Prices for used cars hit a record high in April and are poised to go even higher as production cutbacks during the recession and the more recent Japanese earthquake has made used vehicles a hot commodity as dealers dive into the depleted pool for cars to fill their lots.
The one-two punch has added between $1,500 to $3,000 to the price of some used cars just in the last six months, meaning more money for trade-ins and a tougher time for shoppers looking for a deal.

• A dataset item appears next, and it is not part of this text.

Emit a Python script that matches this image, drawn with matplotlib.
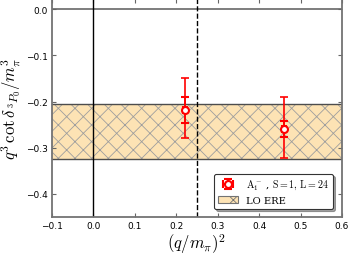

“The price of used cars is just crazy right now,” said Adam Lee, chairman of Maine dealer Lee Auto Malls. His dealership is paying hefty sums for cars it normally might not purchase to have a full inventory. “It can be a piece of junk—cars we used to pay $2,000 or $2,500 for, we are now paying $5,200 to $5,500,” Mr. Lee said.
Dealers say the prices of used vehicles will continue to soar as inventories of lower-priced and economy cars shrink. Japanese auto makers Toyota Motor Corp. and Honda Motor Co. have warned their production could be limited through year-end. U.S. dealers say they expect to exhaust existing inventories and face severe shortages of new Japanese cars by July.
The topsy-turvy market has dealers that once quickly dumped trade-ins to wholesalers now holding onto those vehicles to fill out their shrinking inventories. The move is raising the value of trade-ins, helping dealers convince customers to buy brand new cars.
Stephanie Samuels went shopping for a used car but found prices for a late model car nearly as much as for new—and financing for the new car easier to obtain. “I was looking at buying a 2009 Ford Focus which was going to cost me about $16,000,” Ms. Samuels said. “But for a couple grand more I could get a new Focus and a better interest rate. So now I am shopping new.”
On Friday, wholesale auto auction house Manheim, a unit of Atlanta-based Cox Enterprises Inc., said its index hit 126.6 in April and adjusted wholesale prices of used vehicles rose 5% from a year ago. It’s the highest level the index has reached since it started tracking prices in January 1995. The index sets its baseline of 100 at January 1995.